__DATASET CONTENT__
[START]

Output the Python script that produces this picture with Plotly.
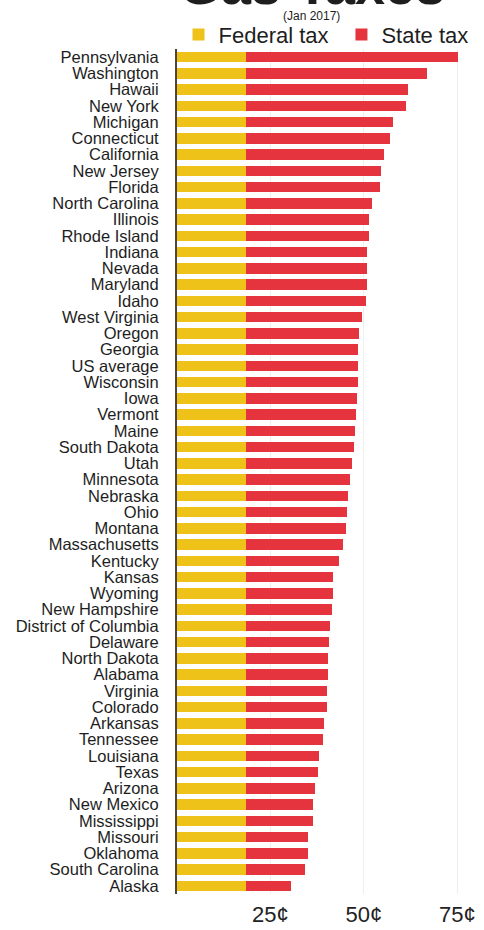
import plotly.graph_objects as go

states = ["Pennsylvania", "Washington", "Hawaii", "New York", "Michigan", "Connecticut",
          "California", "New Jersey", "Florida", "North Carolina", "Illinois", "Rhode Island",
          "Indiana", "Nevada", "Maryland", "Idaho", "West Virginia", "Oregon", "Georgia",
          "US average", "Wisconsin", "Iowa", "Vermont", "Maine", "South Dakota", "Utah",
          "Minnesota", "Nebraska", "Ohio", "Montana", "Massachusetts", "Kentucky", "Kansas",
          "Wyoming", "New Hampshire", "District of Columbia", "Delaware", "North Dakota",
          "Alabama", "Virginia", "Colorado", "Arkansas", "Tennessee", "Louisiana", "Texas",
          "Arizona", "New Mexico", "Mississippi", "Missouri", "Oklahoma", "South Carolina",
          "Alaska"]

federal_tax = [18.4] * len(states)

total_tax = [75.3, 66.8, 61.7, 61.4, 57.9, 57.1, 55.5, 54.7, 54.2, 52.3, 51.5, 51.4,
             50.9, 50.9, 50.8, 50.6, 49.6, 48.6, 48.5, 48.4, 48.3, 48.1, 47.9, 47.6,
             47.4, 46.9, 46.2, 45.8, 45.6, 45.3, 44.5, 43.4, 41.8, 41.7, 41.5, 41.0,
             40.6, 40.5, 40.4, 40.2, 40.0, 39.2, 39.0, 37.9, 37.8, 37.0, 36.5, 36.4,
             35.1, 35.0, 34.3, 30.4]

state_tax = [round(t - f, 2) for t, f in zip(total_tax, federal_tax)]

tick_vals = [25, 50, 75]
tick_text = ["25¢", "50¢", "75¢"]

FONT = "Liberation Sans, Arial, Helvetica, sans-serif"

fig = go.Figure()
fig.add_trace(go.Bar(
    y=states, x=federal_tax, orientation="h", name="Federal tax",
    marker=dict(color="#efc21a", line=dict(width=0)), legend="legend",
))
fig.add_trace(go.Bar(
    y=states, x=state_tax, orientation="h", name="State tax",
    marker=dict(color="#e6343f", line=dict(width=0)), legend="legend2",
))

legend_common = dict(orientation="h", xanchor="left", yanchor="bottom",
                     font=dict(size=22, color="#1e1e1e"), itemwidth=30,
                     bgcolor="rgba(0,0,0,0)")

fig.update_layout(
    width=484, height=930,
    barmode="stack", bargap=0.34,
    paper_bgcolor="white", plot_bgcolor="white",
    margin=dict(l=177, r=8, t=49, b=36, autoexpand=False),
    font=dict(family=FONT, color="#1e1e1e"),
    showlegend=True,
    legend=dict(x=0.005, y=0.992, **legend_common),
    legend2=dict(x=0.55, y=0.992, **legend_common),
    xaxis=dict(range=[0, 80], tickvals=tick_vals, ticktext=tick_text,
               tickfont=dict(size=22, color="#222"), showgrid=True,
               gridcolor="#eeeeee", gridwidth=1, zeroline=False,
               showline=False, ticks="", fixedrange=True, automargin=False,
               ticklabelstandoff=5),
    yaxis=dict(categoryorder="array", categoryarray=states, range=[51.5, -0.5],
               tickmode="linear", dtick=1,
               tickfont=dict(size=16.5, color="#1e1e1e"), showline=True,
               linecolor="#4d4538", linewidth=2, ticks="", showgrid=False,
               automargin=False, ticklabelstandoff=13),
    annotations=[
        dict(text="<b>Gas Taxes</b>", x=0.45, y=1.038, xref="paper", yref="paper",
             xanchor="center", yanchor="bottom", showarrow=False,
             font=dict(size=54, color="#1e1e1e")),
        dict(text="(Jan 2017)", x=0.45, y=1.039, xref="paper", yref="paper",
             xanchor="center", yanchor="middle", showarrow=False,
             font=dict(size=12, color="#1e1e1e")),
    ],
)

fig.write_html("out.html", config={"displayModeBar": False},
               post_script="document.body.style.margin='0';")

[END]

__SHORT TASK__
Every line above should be returned word for word, with the pictures left behind.

__EXERCISE ANSWER__
Output the Python script that produces this picture with Plotly.
import plotly.graph_objects as go

states = ["Pennsylvania", "Washington", "Hawaii", "New York", "Michigan", "Connecticut",
          "California", "New Jersey", "Florida", "North Carolina", "Illinois", "Rhode Island",
          "Indiana", "Nevada", "Maryland", "Idaho", "West Virginia", "Oregon", "Georgia",
          "US average", "Wisconsin", "Iowa", "Vermont", "Maine", "South Dakota", "Utah",
          "Minnesota", "Nebraska", "Ohio", "Montana", "Massachusetts", "Kentucky", "Kansas",
          "Wyoming", "New Hampshire", "District of Columbia", "Delaware", "North Dakota",
          "Alabama", "Virginia", "Colorado", "Arkansas", "Tennessee", "Louisiana", "Texas",
          "Arizona", "New Mexico", "Mississippi", "Missouri", "Oklahoma", "South Carolina",
          "Alaska"]

federal_tax = [18.4] * len(states)

total_tax = [75.3, 66.8, 61.7, 61.4, 57.9, 57.1, 55.5, 54.7, 54.2, 52.3, 51.5, 51.4,
             50.9, 50.9, 50.8, 50.6, 49.6, 48.6, 48.5, 48.4, 48.3, 48.1, 47.9, 47.6,
             47.4, 46.9, 46.2, 45.8, 45.6, 45.3, 44.5, 43.4, 41.8, 41.7, 41.5, 41.0,
             40.6, 40.5, 40.4, 40.2, 40.0, 39.2, 39.0, 37.9, 37.8, 37.0, 36.5, 36.4,
             35.1, 35.0, 34.3, 30.4]

state_tax = [round(t - f, 2) for t, f in zip(total_tax, federal_tax)]

tick_vals = [25, 50, 75]
tick_text = ["25¢", "50¢", "75¢"]

FONT = "Liberation Sans, Arial, Helvetica, sans-serif"

fig = go.Figure()
fig.add_trace(go.Bar(
    y=states, x=federal_tax, orientation="h", name="Federal tax",
    marker=dict(color="#efc21a", line=dict(width=0)), legend="legend",
))
fig.add_trace(go.Bar(
    y=states, x=state_tax, orientation="h", name="State tax",
    marker=dict(color="#e6343f", line=dict(width=0)), legend="legend2",
))

legend_common = dict(orientation="h", xanchor="left", yanchor="bottom",
                     font=dict(size=22, color="#1e1e1e"), itemwidth=30,
                     bgcolor="rgba(0,0,0,0)")

fig.update_layout(
    width=484, height=930,
    barmode="stack", bargap=0.34,
    paper_bgcolor="white", plot_bgcolor="white",
    margin=dict(l=177, r=8, t=49, b=36, autoexpand=False),
    font=dict(family=FONT, color="#1e1e1e"),
    showlegend=True,
    legend=dict(x=0.005, y=0.992, **legend_common),
    legend2=dict(x=0.55, y=0.992, **legend_common),
    xaxis=dict(range=[0, 80], tickvals=tick_vals, ticktext=tick_text,
               tickfont=dict(size=22, color="#222"), showgrid=True,
               gridcolor="#eeeeee", gridwidth=1, zeroline=False,
               showline=False, ticks="", fixedrange=True, automargin=False,
               ticklabelstandoff=5),
    yaxis=dict(categoryorder="array", categoryarray=states, range=[51.5, -0.5],
               tickmode="linear", dtick=1,
               tickfont=dict(size=16.5, color="#1e1e1e"), showline=True,
               linecolor="#4d4538", linewidth=2, ticks="", showgrid=False,
               automargin=False, ticklabelstandoff=13),
    annotations=[
        dict(text="<b>Gas Taxes</b>", x=0.45, y=1.038, xref="paper", yref="paper",
             xanchor="center", yanchor="bottom", showarrow=False,
             font=dict(size=54, color="#1e1e1e")),
        dict(text="(Jan 2017)", x=0.45, y=1.039, xref="paper", yref="paper",
             xanchor="center", yanchor="middle", showarrow=False,
             font=dict(size=12, color="#1e1e1e")),
    ],
)

fig.write_html("out.html", config={"displayModeBar": False},
               post_script="document.body.style.margin='0';")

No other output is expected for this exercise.